In chemistry, the Law of Conservation of Mass is a fundamental principle. It plays a crucial role in balancing chemical equations. This law states that mass is neither created nor destroyed in a chemical reaction. Instead, it is conserved. This means the total mass of reactants before the reaction must equal the total mass of products after the reaction takes place. When balancing chemical equations, it's essential to ensure that the number of atoms for each element in the reactants matches the number in the products. This ensures that no mass is lost or gained, adhering to the conservation of mass. In other words, whatever matter you start with, you must end up having it albeit reconfigured into new substances.

Chemical formulas are a compact way of expressing information about the atoms in a compound. Each element in a compound is represented by its chemical symbol, and subscripts are used to show the number of each type of atom in the compound. Subscripts should never be changed when balancing chemical equations.

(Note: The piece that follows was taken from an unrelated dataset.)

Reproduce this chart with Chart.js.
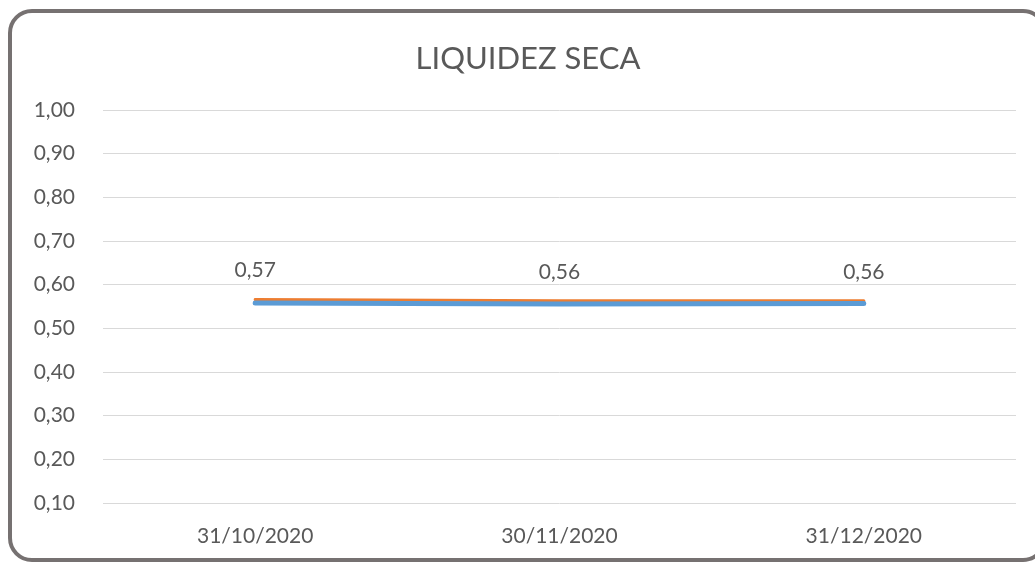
<!DOCTYPE html>
<html>
<head>
<meta charset="utf-8">
<script src="https://cdn.jsdelivr.net/npm/chart.js@4/dist/chart.umd.min.js"></script>
<style>
    html, body { margin: 0; padding: 0; background: #fff; overflow: hidden; }
    .wrap { position: relative; width: 1035px; height: 562px; }
    .frame {
        position: absolute; left: 8px; top: 9px; width: 1039px; height: 553px;
        box-sizing: border-box; border: 4px solid #767171; border-radius: 24px;
    }
    #chart { position: absolute; left: 0; top: 0; }
</style>
</head>
<body>
<div class="wrap">
    <div class="frame"></div>
    <canvas id="chart" width="1035" height="562"></canvas>
</div>
<script>
const labels = ['31/10/2020', '30/11/2020', '31/12/2020'];
const orangeValues = [0.566, 0.563, 0.563];
const blueValues = [0.558, 0.556, 0.557];
const yTicks = { min: 0.1, max: 1.0, step: 0.1 };
const chartTitle = 'LIQUIDEZ SECA';

const fontFamily = 'Lato, "Open Sans", sans-serif';
const textColor = '#595959';

const fmt = (v) => Number(v).toFixed(2).replace('.', ',');

// title (centred on the frame, not the canvas) + labels above the orange line
const textLayer = {
    id: 'textLayer',
    afterDraw(chart) {
        const ctx = chart.ctx;
        ctx.save();
        ctx.fillStyle = textColor;
        ctx.textAlign = 'center';
        ctx.textBaseline = 'middle';
        ctx.font = '31px ' + fontFamily;
        ctx.fillText(chartTitle, 528, 59);

        const meta = chart.getDatasetMeta(0);
        ctx.font = '21px ' + fontFamily;
        meta.data.forEach((pt, i) => {
            ctx.fillText(fmt(orangeValues[i]), pt.x, pt.y - 29);
        });
        ctx.restore();
    }
};

const ctx = document.getElementById('chart').getContext('2d');
new Chart(ctx, {
    type: 'line',
    data: {
        labels: labels,
        datasets: [{
            label: 'Serie 2',
            data: orangeValues,
            borderColor: '#ED7D31',
            borderWidth: 3,
            borderCapStyle: 'round',
            pointRadius: 0,
            order: 1
        }, {
            label: 'Serie 1',
            data: blueValues,
            borderColor: '#5B9BD5',
            borderWidth: 5,
            borderCapStyle: 'round',
            pointRadius: 0,
            order: 0
        }]
    },
    options: {
        responsive: false,
        animation: false,
        layout: { padding: { left: 0, right: 19, top: 110, bottom: 0 } },
        plugins: {
            legend: { display: false },
            tooltip: { enabled: false },
            title: { display: false }
        },
        scales: {
            x: {
                offset: true,
                grid: { display: false },
                border: { display: false },
                ticks: {
                    color: textColor,
                    font: { family: fontFamily, size: 21 },
                    padding: 13
                },
                afterFit: (scale) => { scale.height = 59; }
            },
            y: {
                min: yTicks.min,
                max: yTicks.max,
                grid: { color: '#d9d9d9', drawTicks: false },
                border: { display: false },
                ticks: {
                    stepSize: yTicks.step,
                    color: textColor,
                    font: { family: fontFamily, size: 21 },
                    padding: 28,
                    callback: (v) => fmt(v)
                },
                afterFit: (scale) => { scale.width = 103; }
            }
        }
    },
    plugins: [textLayer]
});
</script>
</body>
</html>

They indicate the specific number of atoms in a molecule. If they were altered, it would change the actual substance, resulting in a different compound. Instead, we use coefficients in front of the chemical formulas when balancing equations. Coefficients adjust the quantities of the substances involved but leave their identities intact.

In chemical equations, each compound can exist in different states. These states are denoted through symbols in parentheses right after the chemical formula. This notation helps in understanding the conditions under which a reaction takes place. For instance:

• Liquid Water: This is written as \( \text{H}_2\text{O}(l) \) where \((l)\) denotes liquid state.
• Water Vapor: Represented as \( \text{H}_2\text{O}(g) \), with \((g)\) indicating gaseous state.
• Aqueous Sodium Chloride: Denoted by \( \text{NaCl}(aq) \), where \((aq)\) signifies that the compound is dissolved in water.
• Solid Sodium Chloride: Written as \( \text{NaCl}(s) \), with \((s)\) indicating solid state.

Chemical states notation provides insight into the physical conditions of a chemical species, which can affect the progression and outcome of a chemical reaction.